Did test hole drilled 4 decades ago cause Mich. sinkhole?
Officials investigating a sinkhole in suburban Detroit are examining whether a hole drilled into a sewer line caused the pipe to collapse. (Jan. 4) AP
FRASER, Mich. — A hole bored into a sewer line nearly 40 years ago may be the cause of a sinkhole here that surfaced Christmas Eve, resulting in the condemnation of three houses and forcing 19 other families from their homes.
A similar hole bored at the same time was found to be close to the site of a 2004 sinkhole, also on 15 Mile Road but in neighboring Sterling Heights, that cost $53 million to repair, Candice Miller, Macomb County public works commissioner, said Wednesday. The holes had been bored at either end of a 1978 sewer line collapse to test how far the damage extended.
"We know we have a big problem," she said. "We know we have an expensive fix."
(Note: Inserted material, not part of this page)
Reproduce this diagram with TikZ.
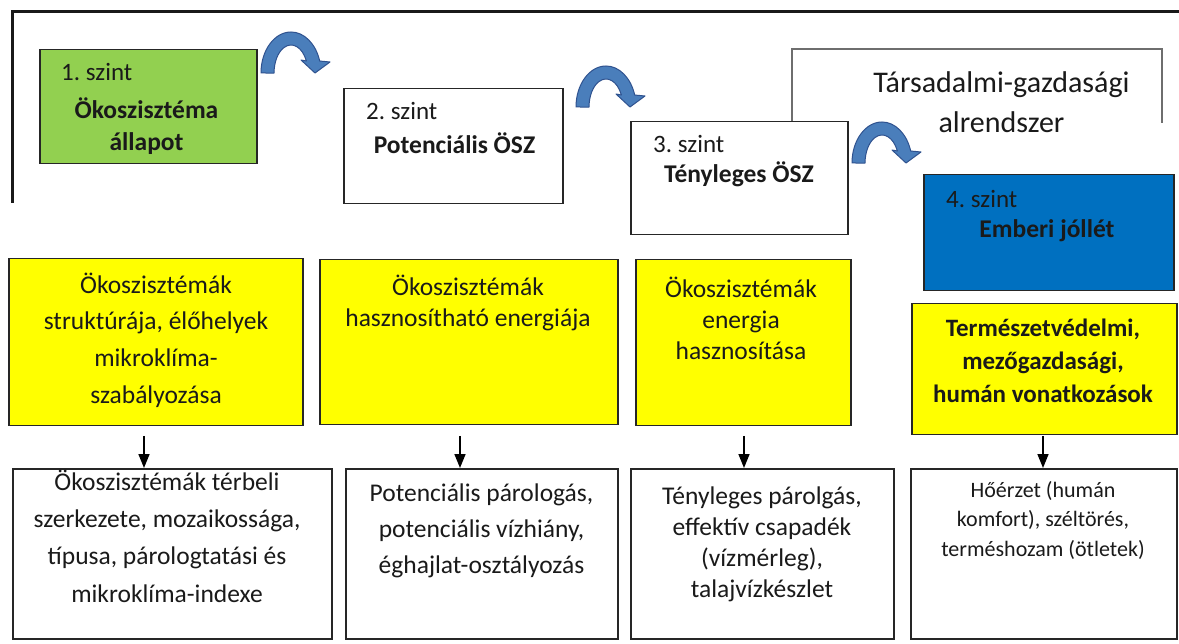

She said she doesn't know how much the repair will cost, but it, too, likely will be tens of millions of dollars. She said Michigan Gov. Rick Snyder's team is looking at every possibility to help the suburban Detroit county of about 850,000 people, including an emergency declaration, which could help bring in state and federal money. Miller's office is looking for money — right now public works customers would have to pay to fix the problem through a rate increase — and county officials said a bond sale is possible.
Two other houses near the sinkhole at the corner of 15 Mile Road and Eberlein Drive have been condemned, but the county's chief public works engineer, Keith Graboske, said the decision to condemn those two houses — deeming them uninhabitable — could be reversed.
Other displaced families in the neighborhood should be able to return home by Monday. A temporary road is built, gas services have been restored and results from a second water test are pending, Miller said.
Businesses remain open in the area, but only local traffic is getting around the barricades and construction equipment on 15 Mile Road. A temporary bypass line for sewage is being constructed and is expected to be up in three to four weeks. Once the damaged sewer line dries out, officials can get inside the 11-foot pipe to determine what caused the sinkhole.
Miller continued to urge 300,000 residents in 11 communities in the drainage district to restrict water usage so raw sewage does not have to be discharged into the Clinton River and basements don't back up, especially a problem during heavy rains.
Miller and Jason Edberg, vice president of NTH Consultants Ltd. of Detroit, which was contracted to investigate the sinkhole and did the same for the 2004 sinkhole, said the cause of both sinkholes might be connected to holes bored in 1979 when the Detroit Water and Sewerage Department owned the line.
Macomb County's public works department bought the line in 2009 and it was inspected in 2010, Miller said.
In 1978, a sewer line collapsed on 15 Mile between the two sinkhole sites when the city of Fraser tried to hook in, Miller and Edberg said. Eleven holes were bored in a segment of the line not used after the collapse, and a bypass line was created around the collapsed area.
However, in 1979 during the follow-up investigation of that collapse, the contractor also bored two other holes in the sewer line outside the collapse area to determine how far the collapse spread.
The 2004 and 2016 sinkholes are located at the sites of those two holes, both of which are on a segment of the line that has been in service to carry sewage since the 1970s, Edberg said.
All of the holes were believed to be patched with grout, but the patches may have failed, allowing groundwater to get into the pipe, carry soil out and erode the soil under the sewer pipe, Edberg said. The holes may not have been visible to the naked eye because the line always contains about 3 feet of water.
If this collapse turns out to be similar to the one in 2004, officials will know how to fix the problem, Miller said. But it's possible they may never know for sure what caused the sinkhole.
Macomb County Executive Mark Hackel said he is talking with other officials to determine how to help the affected families, including the possibility of buying the condemned homes.
Bills already are coming in, Miller said. Supervisors at the scene are keeping an electronic field book with time, material and equipment used.
The former GOP congresswoman was elected in November to the public works commissioner post — which covers Huron, Lapeer, Sanilac and St. Clair counties; northern Macomb County; and eastern Tuscola County — defeating a Democrat who had been in the position for 24 years. She officially took office Sunday and said she plans to contract with a company this month to do a forensic audit of the public works office accounts.